Last month, President Obama announced the $215M Precision Medicine Initiative (PMI). We now have specifics, or at least a detailed outline, of what the PMI will encompass. Of course the final numbers await Congressional input and approval, but a plan is in motion.
In the weeks following the announcement, a predictable chorus of critics has unloaded predictions or cast aspersions. Some pundits oppose Big Science on principle. Ancipating resistance of this kind, the President and others have touted an economic analysis of the Human Genome Project showing healthy return on investment, though there's debate about the exact multiplier effect. More well informed critics point out that there's nothing new about the concept of precision medicine, which many have been calling by another name, personalized medicine, and before that term was in vogue, individualized medicine. (Before 1980, presumably it was simply called medicine). The less well informed critics trotted out anachronistic talking points about the limits of genomics, or point out that previous hype has gone unfulfilled while ignoring recent paradigm-shifting advances, like the cystic fibrosis drug Kalydeco.
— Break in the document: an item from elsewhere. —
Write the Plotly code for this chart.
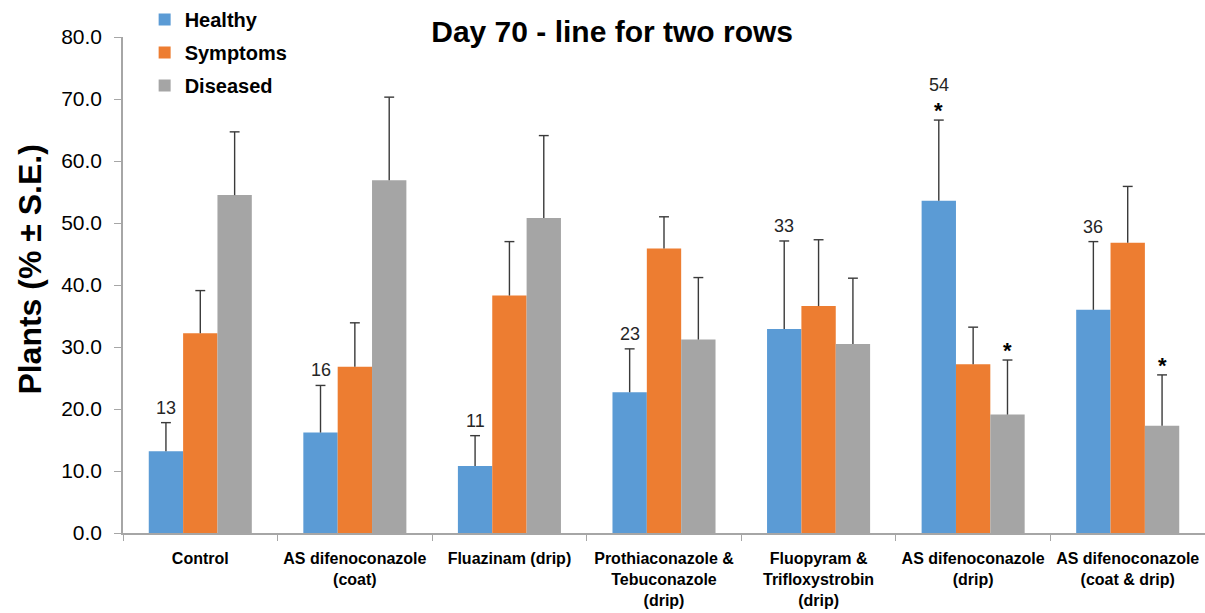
import plotly.graph_objects as go

# Treatments along the x axis
categories = [
    "Control",
    "AS difenoconazole<br>(coat)",
    "Fluazinam (drip)",
    "Prothiaconazole &<br>Tebuconazole<br>(drip)",
    "Fluopyram &<br>Trifloxystrobin<br>(drip)",
    "AS difenoconazole<br>(drip)",
    "AS difenoconazole<br>(coat & drip)",
]

# Mean percentage of plants per class
healthy = [13.2, 16.2, 10.8, 22.7, 32.9, 53.6, 36.0]
symptoms = [32.2, 26.8, 38.3, 45.9, 36.6, 27.2, 46.8]
diseased = [54.5, 56.9, 50.8, 31.2, 30.5, 19.1, 17.3]

# Standard errors
healthy_se = [4.6, 7.6, 4.9, 7.0, 14.2, 13.0, 11.0]
symptoms_se = [6.9, 7.1, 8.7, 5.1, 10.7, 6.0, 9.1]
diseased_se = [10.2, 13.4, 13.3, 10.0, 10.6, 8.8, 8.2]

# Significance markers (True = asterisk above the bar)
healthy_sig = [False, False, False, False, False, True, False]
diseased_sig = [False, False, False, False, False, True, True]

series = [
    ("Healthy", healthy, healthy_se, "#5b9bd5"),
    ("Symptoms", symptoms, symptoms_se, "#ed7d31"),
    ("Diseased", diseased, diseased_se, "#a5a5a5"),
]

bargap = 1 / 3
bw = (1 - bargap) / 3
offsets = [-bw, 0.0, bw]
cap_half = 0.032  # half width of an error-bar cap, in category units

fig = go.Figure()
for name, vals, se, col in series:
    fig.add_trace(go.Bar(
        name=f"<b>{name}</b>", x=categories, y=vals,
        marker=dict(color=col, line=dict(width=0)),
        legendgroup=name,
    ))

# Upper-only error bars (stem + top cap) drawn on a hidden numeric overlay axis
for (name, vals, se, col), off in zip(series, offsets):
    xs, ys = [], []
    for k, (v, e) in enumerate(zip(vals, se)):
        xc = k + off
        xs += [xc, xc, None, xc - cap_half, xc + cap_half, None]
        ys += [v, v + e, None, v + e, v + e, None]
    fig.add_trace(go.Scatter(
        x=xs, y=ys, xaxis="x2", yaxis="y", mode="lines",
        line=dict(color="#3a3a3a", width=1.4), showlegend=False,
        hoverinfo="skip", connectgaps=False,
    ))

annotations = []
num_font = dict(family="Liberation Sans, Arial, sans-serif", size=18, color="#262626")
star_font = dict(family="Liberation Sans, Arial, sans-serif", size=22, color="#000000")

for k, (v, e) in enumerate(zip(healthy, healthy_se)):
    top = v + e
    shift = 3
    if healthy_sig[k]:
        annotations.append(dict(x=k + offsets[0], y=top, text="<b>*</b>", showarrow=False,
                                yanchor="bottom", yshift=-5, font=star_font,
                                xref="x2", yref="y"))
        shift = 23
    annotations.append(dict(x=k + offsets[0], y=top, text=f"{round(v)}", showarrow=False,
                            yanchor="bottom", yshift=shift, font=num_font,
                            xref="x2", yref="y"))

for k, (v, e) in enumerate(zip(diseased, diseased_se)):
    if diseased_sig[k]:
        annotations.append(dict(x=k + offsets[2], y=v + e, text="<b>*</b>", showarrow=False,
                                yanchor="bottom", yshift=-5, font=star_font,
                                xref="x2", yref="y"))

# Vertical y-axis title
annotations.append(dict(
    text="<b>Plants (% ± S.E.)</b>", textangle=-90, showarrow=False,
    xref="paper", yref="paper", x=-0.0855, y=0.532, xanchor="center", yanchor="middle",
    font=dict(family="Liberation Sans, Arial, sans-serif", size=32, color="#000000"),
))

axis_grey = "#a6a6a6"

fig.update_layout(
    width=1205, height=613,
    margin=dict(l=123, r=0, t=37, b=80),
    paper_bgcolor="white", plot_bgcolor="white",
    barmode="group", bargap=bargap, bargroupgap=0,
    title=dict(text="<b>Day 70 - line for two rows</b>", x=0.508, xanchor="center",
               y=0.948, yanchor="middle",
               font=dict(family="Liberation Sans, Arial, sans-serif", size=30, color="#000000")),
    legend=dict(x=0.02, y=1.075, xanchor="left", yanchor="top",
                bgcolor="rgba(0,0,0,0)", tracegroupgap=4,
                font=dict(family="Liberation Sans, Arial, sans-serif", size=20, color="#000000"),
                itemwidth=30),
    xaxis=dict(
        type="category", showline=True, linecolor=axis_grey, linewidth=1.5,
        ticks="outside", tickson="boundaries", ticklen=6, tickcolor=axis_grey,
        ticklabelstandoff=10, tickangle=0, automargin=False,
        tickvals=categories, ticktext=[f"<b>{c}</b>" for c in categories],
        tickfont=dict(family="Liberation Sans, Arial, sans-serif", size=16, color="#000000"),
        showgrid=False,
    ),
    xaxis2=dict(
        overlaying="x", range=[-0.5, len(categories) - 0.5], visible=False,
        showgrid=False, zeroline=False,
    ),
    yaxis=dict(
        range=[0, 80], dtick=10, tickformat=".1f", automargin=False,
        showline=True, linecolor=axis_grey, linewidth=1.5,
        ticks="outside", ticklen=7, tickcolor=axis_grey, ticklabelstandoff=8,
        tickfont=dict(family="Liberation Sans, Arial, sans-serif", size=21, color="#000000"),
        showgrid=False, zeroline=False,
    ),
    annotations=annotations,
)

fig.write_html("out.html")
Boosters of the PMI concentrate most of their approbation for the $130M going toward building a one million volunteer registry, the beta version of a digital health commons, as John Wilbanks calls it. As NIH Director Francis Collins made the case in NEJM, oncology is low hanging fruit and the logical place to roll out the PMI. You can make the argument that there would be no Kalydeco without Gleevec, the first of the so-called targeted therapies. Standardizing patient data, making consent portable, and bringing genetic stratification to clinical trial design are praiseworthy investments with the potential for far-reaching effects. And let's not forget that FDA will get $10M and prerogative to handle the growing volume of direct-to-consumer genetic tests.
What do I think? For the most part, I support the PMI, though it would have been nice to see the basic science aspects of the initiative trumpeted more. Especially since we're in a funding climate that is increasingly hostile or indifferent to open-ended, curiosity-driven research. My only complaint is that the plan is too focused on oncology, which is doing quite well on its own thanks to private investment. For example, the $70M going to cancer is a drop in the bucket compared to bucket loads of cash flowing into cancer immunotherapy and other new approaches.
Could the private sector achieve the goals of the PMI? Sure. Personal genomics company 23andMe already has a genotype+phenotype database with close to 1M participants. But anyone who's been following their story knows they've had a helluva time. So the private sector can build a digital health commons and can run smarter clinical trials, too. But can the private sector guarantee ethnic and socioeconomic balance within the dataset, and voluntarily adhere to precompetitive openness? I think of the PMI's 1M volunteer registy as a public option, keeping the private sector's efforts honest.
One place I thought the PMI rollout fell short was in the area of rare diseases, but I'm probably just being impatient. The later stages of the PMI will certainly address rare diseases like cystic fibrosis, which received such a vigorous shout-out in the unveiling of the PMI. In the meantime, you and I can add our voices to the discussion.